SIMON: I remember when the Berlin Wall came down and then the USSR collapsed, a lot of people asked what is John le Carre going to write about now (laughter).

LE CARRE: Well, it is wonderful that people think history stops. It never does. You know, there was actually a moment then when the wall came down when that absent great leader of the world could have come forward and done amazing things. There was no Marshall Plan. There was no great visionary who gave the situation a possibility. We could have got together on a quite different basis, instead of which the exploitation of former Soviet Russia by the West was pretty shocking. And if you will, the post-imperial time, the time when the two great empires ceased to be at loggerheads, that was, for me, absolutely fascinating. So it took me to countries where the grip of the Cold War upon them had suddenly been removed, and there was a sense of a directionless future. There was no voice, and a free-for-all broke out.

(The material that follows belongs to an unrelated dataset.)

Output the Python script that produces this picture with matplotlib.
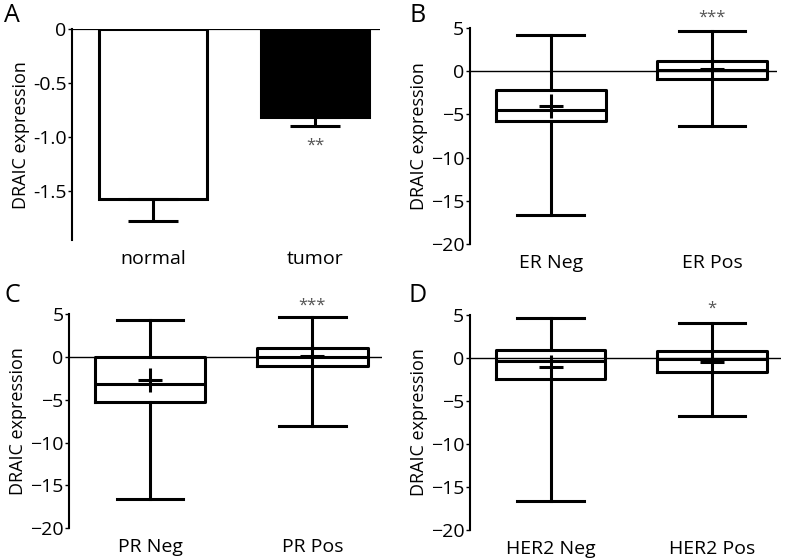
import numpy as np
import matplotlib.pyplot as plt

plt.rcParams['font.family'] = ['Open Sans', 'DejaVu Sans']

# panel A: bar chart, mean and lower error
bar_names = ['normal', 'tumor']
bar_means = [-1.58, -0.82]
bar_err = [0.20, 0.08]

# panels B-D: box plots (q1, median, q3, whisker low, whisker high, mean)
b_names = ['ER Neg', 'ER Pos']
b_q1 = [-5.7, -0.9]
b_med = [-4.5, 0.2]
b_q3 = [-2.2, 1.2]
b_lo = [-16.6, -6.3]
b_hi = [4.2, 4.7]
b_mean = [-4.0, 0.3]

c_names = ['PR Neg', 'PR Pos']
c_q1 = [-5.3, -1.1]
c_med = [-3.2, 0.0]
c_q3 = [0.0, 1.1]
c_lo = [-16.6, -8.1]
c_hi = [4.3, 4.7]
c_mean = [-2.7, 0.1]

d_names = ['HER2 Neg', 'HER2 Pos']
d_q1 = [-2.5, -1.6]
d_med = [-0.3, -0.15]
d_q3 = [0.9, 0.8]
d_lo = [-16.6, -6.7]
d_hi = [4.6, 4.1]
d_mean = [-1.1, -0.45]

fig = plt.figure(figsize=(7.87, 5.6), dpi=100)

pos = [1, 2]
fs = 14

# ---- panel A ----
ax = fig.add_axes([0.0915, 0.571, 0.391, 0.377])
ax.bar(pos, bar_means, width=0.67, color=['white', 'black'], edgecolor='black', linewidth=2.2)
ax.errorbar(pos, bar_means, yerr=[bar_err, [0, 0]], fmt='none', ecolor='black',
            elinewidth=2.2, capsize=18, capthick=2.2)
ax.set_xlim(0.5, 2.4)
ax.set_ylim(-1.96, 0)
ax.axhline(0, color='black', lw=1.6)
for s in ['top', 'right', 'bottom']:
    ax.spines[s].set_visible(False)
ax.spines['left'].set_linewidth(1.5)
ax.set_yticks([0, -0.5, -1.0, -1.5])
ax.set_yticklabels(['0', '-0.5', '-1.0', '-1.5'])
ax.set_xticks(pos)
ax.set_xticklabels(bar_names)
ax.tick_params(axis='x', length=0, pad=7, labelsize=fs)
ax.tick_params(axis='y', length=3, width=1, pad=1, labelsize=fs)
ax.set_ylabel('DRAIC expression', fontsize=13, labelpad=2)
ax.text(2, -1.08, '**', ha='center', va='center', fontsize=12, color='#555555')


def boxpanel(rect, names, q1, med, q3, lo, hi, mean, star, star_y, xright):
    ax = fig.add_axes(rect)
    stats = []
    for i in range(2):
        stats.append(dict(med=med[i], q1=q1[i], q3=q3[i], whislo=lo[i],
                          whishi=hi[i], mean=mean[i], fliers=[]))
    lp = dict(color='black', linewidth=2.2)
    ax.bxp(stats, positions=pos, widths=0.68, capwidths=0.41, showmeans=True,
           boxprops=lp, whiskerprops=lp, capprops=lp, medianprops=lp,
           meanprops=dict(marker='+', markersize=17, markeredgewidth=2.2,
                          markeredgecolor='black'))
    ax.set_xlim(0.5, xright)
    ax.set_ylim(-20, 5)
    ax.axhline(0, color='black', lw=1.0, zorder=0.5)
    for s in ['top', 'right', 'bottom']:
        ax.spines[s].set_visible(False)
    ax.spines['left'].set_linewidth(1.5)
    ax.set_yticks([5, 0, -5, -10, -15, -20])
    ax.set_xticks(pos)
    ax.set_xticklabels(names)
    ax.tick_params(axis='x', length=0, pad=7, labelsize=fs)
    ax.tick_params(axis='y', length=3, width=1, pad=1, labelsize=fs)
    ax.set_ylabel('DRAIC expression', fontsize=13, labelpad=2)
    ax.text(2, star_y, star, ha='center', va='center', fontsize=12,
            color='#555555', clip_on=False)
    return ax


boxpanel([0.597, 0.564, 0.390, 0.386], b_names, b_q1, b_med, b_q3, b_lo, b_hi,
         b_mean, '***', 6.2, 2.4)
boxpanel([0.0877, 0.057, 0.398, 0.382], c_names, c_q1, c_med, c_q3, c_lo, c_hi,
         c_mean, '***', 6.0, 2.43)
boxpanel([0.597, 0.0536, 0.396, 0.384], d_names, d_q1, d_med, d_q3, d_lo, d_hi,
         d_mean, '*', 5.7, 2.43)

for lbl, x, y in [('A', 12, 15), ('B', 418, 15), ('C', 12, 295), ('D', 418, 295)]:
    fig.text(x / 787, 1 - y / 560, lbl, fontsize=18, ha='center', va='center')

fig.savefig('out.png', dpi=100)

SIMON: Is it daunting to write a story about international intrigue when the headlines compete with it every day?

LE CARRE: Well, I think my technique is to personalize everything. If I'm angry, then I invest that in characters. And I give them a motivation that expresses that anger. It's a little bit like the horrible Stalin dictum. Twenty million people wiped out is a statistic, but a couple of people lying dead in a ditch is a national tragedy. If you take an earlier novel of mine like "The Constant Gardener," everybody knew, broadly speaking, that Big Pharma was doing dreadful things - upping the prices absurdly, using human beings in clinical tests without obtaining their proper consent and so on and so on. But that was a general point. Actually to take it down to one woman who cares, then you begin to have a story, and you begin to make a point.

SIMON: Something else occurred to me reading your novel. There is, of course, a scene which you kind of expect of the British security people watching an operation unfold on video and audio. And it occurred to me anyone and everyone can do that now. We are living in a kind of surveillance state with smart speakers and personal digital assistants and telephones that can listen to us and watch us. I wonder if you have any concern about that.

LE CARRE: I'm hugely concerned about it. And how we control that, how we contain it, I truly don't know. One thing is sure - the power is probably invested in Silicon Valley, not in any government. It's a nongovernmental issue, if you like. And we have to get a grip on that. But it takes a far more sophisticated brain than mind to work out how you do it.

SIMON: I'd still like to read a John le Carre novel about that.

LE CARRE: (Laughter) You know how old I am?

SIMON: I looked it up. And I will tell you, suddenly I log in, and I'm getting invited to buy your books and see your films and otherwise replenish the Cornwall family.

LE CARRE: That's great. Scott, Start staving now.

SIMON: John le Carré - David Cornwell - his novel, "Agent Running In The Field." Thank you so much for being with us.

LE CARRE: Thank you very much. It was lovely to talk to you, Scott.